=== PROBLEM DESCRIPTION ===
Using the entries shown below, output the line containing "Convert this chart to D3.js code.", the line containing "const periods = [0, 1, 2, 3, 4];", and every line between them, exactly. Pictures are omitted.

◆ ◆ ◆ ◆

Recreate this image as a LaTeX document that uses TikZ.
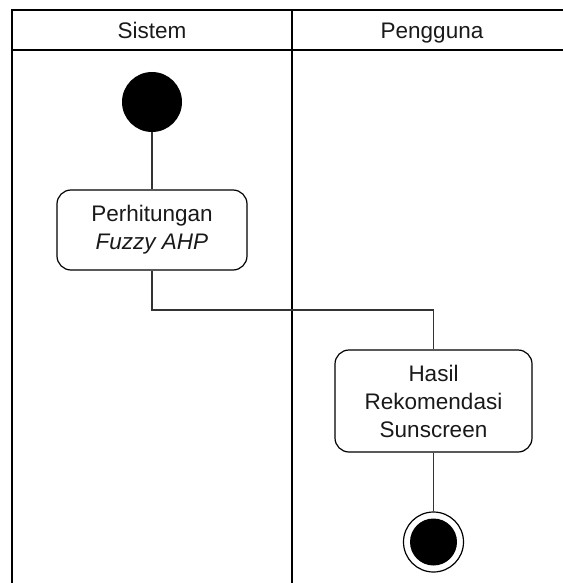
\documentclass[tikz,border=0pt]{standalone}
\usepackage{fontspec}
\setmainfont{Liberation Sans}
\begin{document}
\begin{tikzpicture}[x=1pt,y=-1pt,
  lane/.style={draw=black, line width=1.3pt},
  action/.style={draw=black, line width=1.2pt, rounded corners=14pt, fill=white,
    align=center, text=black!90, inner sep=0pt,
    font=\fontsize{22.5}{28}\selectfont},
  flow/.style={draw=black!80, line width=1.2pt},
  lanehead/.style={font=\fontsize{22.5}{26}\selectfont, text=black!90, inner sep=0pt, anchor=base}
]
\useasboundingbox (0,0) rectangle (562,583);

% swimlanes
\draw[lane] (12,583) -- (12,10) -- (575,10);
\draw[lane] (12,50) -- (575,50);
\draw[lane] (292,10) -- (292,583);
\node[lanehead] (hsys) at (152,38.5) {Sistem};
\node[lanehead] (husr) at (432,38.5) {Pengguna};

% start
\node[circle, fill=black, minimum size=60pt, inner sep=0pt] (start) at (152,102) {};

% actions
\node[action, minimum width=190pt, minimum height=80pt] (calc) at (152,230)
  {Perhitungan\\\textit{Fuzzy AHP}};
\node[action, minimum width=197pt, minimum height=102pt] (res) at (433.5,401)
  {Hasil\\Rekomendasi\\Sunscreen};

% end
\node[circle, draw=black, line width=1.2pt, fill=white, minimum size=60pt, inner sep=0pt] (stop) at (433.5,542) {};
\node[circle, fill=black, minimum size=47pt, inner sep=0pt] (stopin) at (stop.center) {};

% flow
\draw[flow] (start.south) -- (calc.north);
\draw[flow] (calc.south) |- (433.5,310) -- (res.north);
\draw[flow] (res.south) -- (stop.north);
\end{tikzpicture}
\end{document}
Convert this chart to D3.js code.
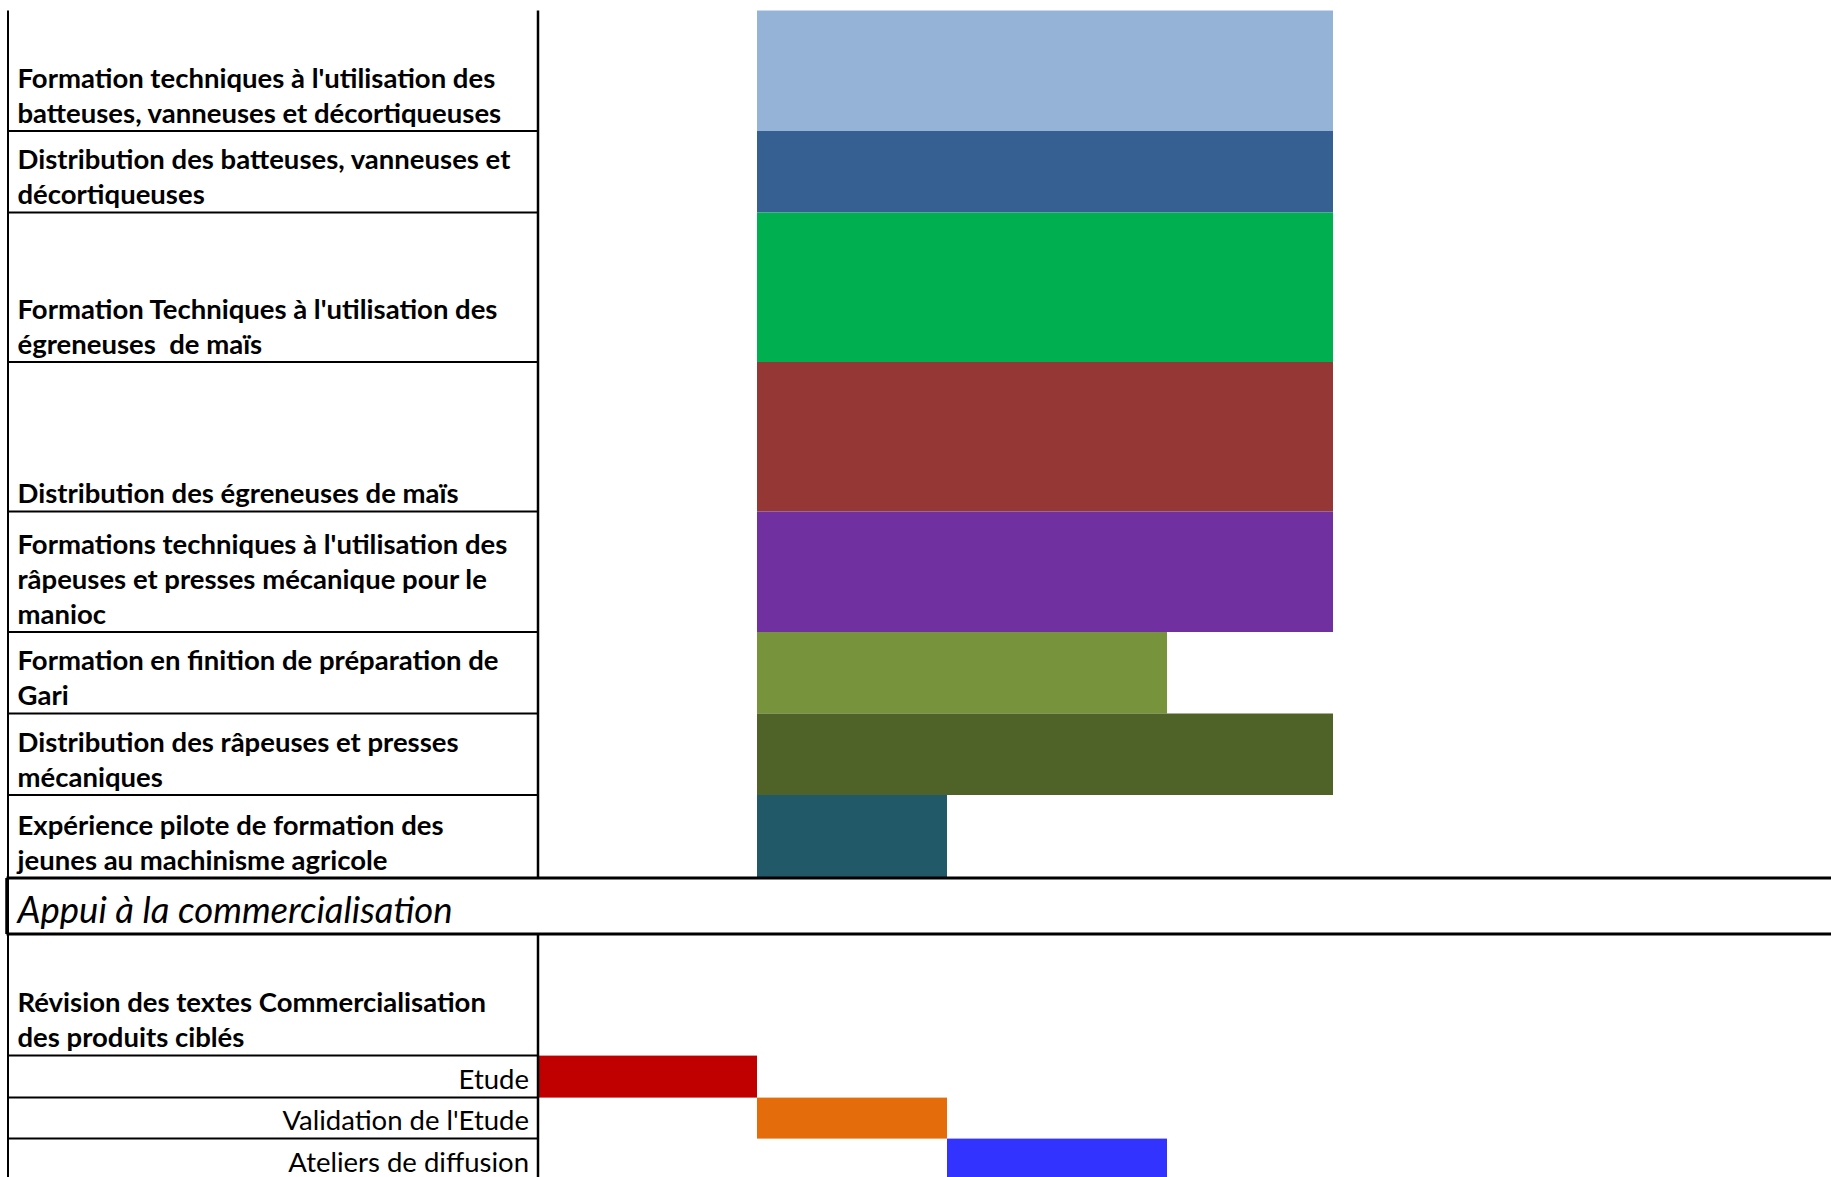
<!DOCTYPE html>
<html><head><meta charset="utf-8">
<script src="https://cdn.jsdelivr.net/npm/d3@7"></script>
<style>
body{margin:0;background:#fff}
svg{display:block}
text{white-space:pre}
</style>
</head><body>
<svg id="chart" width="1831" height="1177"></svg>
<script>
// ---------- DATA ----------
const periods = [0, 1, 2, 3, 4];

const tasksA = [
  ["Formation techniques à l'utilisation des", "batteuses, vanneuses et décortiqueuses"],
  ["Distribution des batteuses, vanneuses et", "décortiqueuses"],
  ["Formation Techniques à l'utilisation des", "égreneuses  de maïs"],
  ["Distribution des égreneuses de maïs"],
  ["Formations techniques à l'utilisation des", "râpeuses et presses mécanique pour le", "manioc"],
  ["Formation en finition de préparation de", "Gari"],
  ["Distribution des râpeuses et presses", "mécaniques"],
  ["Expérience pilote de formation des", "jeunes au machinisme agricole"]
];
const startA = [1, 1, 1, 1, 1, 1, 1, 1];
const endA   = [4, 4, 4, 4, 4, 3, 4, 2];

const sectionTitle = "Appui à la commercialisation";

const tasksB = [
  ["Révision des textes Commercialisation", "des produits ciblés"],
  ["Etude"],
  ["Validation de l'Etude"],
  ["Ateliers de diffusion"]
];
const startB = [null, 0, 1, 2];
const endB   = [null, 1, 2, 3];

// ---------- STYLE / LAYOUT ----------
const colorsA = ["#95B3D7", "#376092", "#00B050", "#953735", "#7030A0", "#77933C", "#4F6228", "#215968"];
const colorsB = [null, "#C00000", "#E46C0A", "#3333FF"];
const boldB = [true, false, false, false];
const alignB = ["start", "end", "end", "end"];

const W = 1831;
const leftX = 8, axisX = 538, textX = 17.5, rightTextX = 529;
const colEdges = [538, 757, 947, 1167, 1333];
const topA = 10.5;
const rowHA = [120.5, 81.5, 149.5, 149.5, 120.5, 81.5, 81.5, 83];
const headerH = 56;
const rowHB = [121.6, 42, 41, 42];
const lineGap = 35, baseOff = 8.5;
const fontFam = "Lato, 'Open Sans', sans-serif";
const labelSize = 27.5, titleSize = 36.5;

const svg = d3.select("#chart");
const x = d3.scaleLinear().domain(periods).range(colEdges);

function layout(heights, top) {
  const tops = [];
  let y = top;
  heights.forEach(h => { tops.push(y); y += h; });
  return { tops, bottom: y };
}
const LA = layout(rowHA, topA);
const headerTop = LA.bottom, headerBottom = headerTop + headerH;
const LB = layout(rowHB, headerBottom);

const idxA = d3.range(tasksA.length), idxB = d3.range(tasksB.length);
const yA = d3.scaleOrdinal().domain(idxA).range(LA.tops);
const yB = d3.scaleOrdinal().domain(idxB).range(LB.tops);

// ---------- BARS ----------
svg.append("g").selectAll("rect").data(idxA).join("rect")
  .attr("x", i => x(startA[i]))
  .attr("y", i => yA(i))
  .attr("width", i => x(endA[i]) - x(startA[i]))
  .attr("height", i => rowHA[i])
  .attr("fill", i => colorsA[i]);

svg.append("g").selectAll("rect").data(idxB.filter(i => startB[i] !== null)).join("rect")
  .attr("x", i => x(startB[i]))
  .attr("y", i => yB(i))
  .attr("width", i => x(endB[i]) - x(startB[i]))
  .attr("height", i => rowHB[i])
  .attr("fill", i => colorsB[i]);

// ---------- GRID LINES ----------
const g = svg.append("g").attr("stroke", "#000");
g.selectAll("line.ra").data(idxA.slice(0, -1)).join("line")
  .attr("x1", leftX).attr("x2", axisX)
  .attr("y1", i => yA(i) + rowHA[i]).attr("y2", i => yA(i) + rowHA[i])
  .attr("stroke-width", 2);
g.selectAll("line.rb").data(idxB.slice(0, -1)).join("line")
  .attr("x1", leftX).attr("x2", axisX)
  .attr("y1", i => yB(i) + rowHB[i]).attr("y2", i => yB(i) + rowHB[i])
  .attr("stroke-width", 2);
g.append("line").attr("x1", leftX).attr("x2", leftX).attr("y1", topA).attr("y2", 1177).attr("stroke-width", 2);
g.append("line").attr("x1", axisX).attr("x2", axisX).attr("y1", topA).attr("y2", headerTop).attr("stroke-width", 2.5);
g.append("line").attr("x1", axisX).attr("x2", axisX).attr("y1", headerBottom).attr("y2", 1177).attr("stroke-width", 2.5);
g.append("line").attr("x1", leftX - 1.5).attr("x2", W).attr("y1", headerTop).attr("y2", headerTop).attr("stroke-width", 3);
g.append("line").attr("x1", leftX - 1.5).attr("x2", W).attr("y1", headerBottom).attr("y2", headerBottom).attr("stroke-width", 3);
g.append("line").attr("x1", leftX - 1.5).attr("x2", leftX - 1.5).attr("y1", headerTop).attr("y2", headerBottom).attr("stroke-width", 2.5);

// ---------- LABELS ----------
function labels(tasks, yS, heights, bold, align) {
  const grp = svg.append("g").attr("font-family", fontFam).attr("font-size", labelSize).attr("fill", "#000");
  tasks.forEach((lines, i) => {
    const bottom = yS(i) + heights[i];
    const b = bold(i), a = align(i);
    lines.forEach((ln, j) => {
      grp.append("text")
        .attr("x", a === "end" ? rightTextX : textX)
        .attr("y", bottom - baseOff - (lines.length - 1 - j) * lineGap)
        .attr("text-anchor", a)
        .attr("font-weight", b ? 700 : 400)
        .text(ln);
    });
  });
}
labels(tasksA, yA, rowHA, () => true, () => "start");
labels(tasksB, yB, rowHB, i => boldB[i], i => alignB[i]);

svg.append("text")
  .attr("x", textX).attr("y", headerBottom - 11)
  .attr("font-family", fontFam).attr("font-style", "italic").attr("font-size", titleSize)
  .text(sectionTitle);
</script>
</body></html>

◆ ◆ ◆ ◆

=== WRITTEN RESPONSE ===
Convert this chart to D3.js code.
<!DOCTYPE html>
<html><head><meta charset="utf-8">
<script src="https://cdn.jsdelivr.net/npm/d3@7"></script>
<style>
body{margin:0;background:#fff}
svg{display:block}
text{white-space:pre}
</style>
</head><body>
<svg id="chart" width="1831" height="1177"></svg>
<script>
// ---------- DATA ----------
const periods = [0, 1, 2, 3, 4];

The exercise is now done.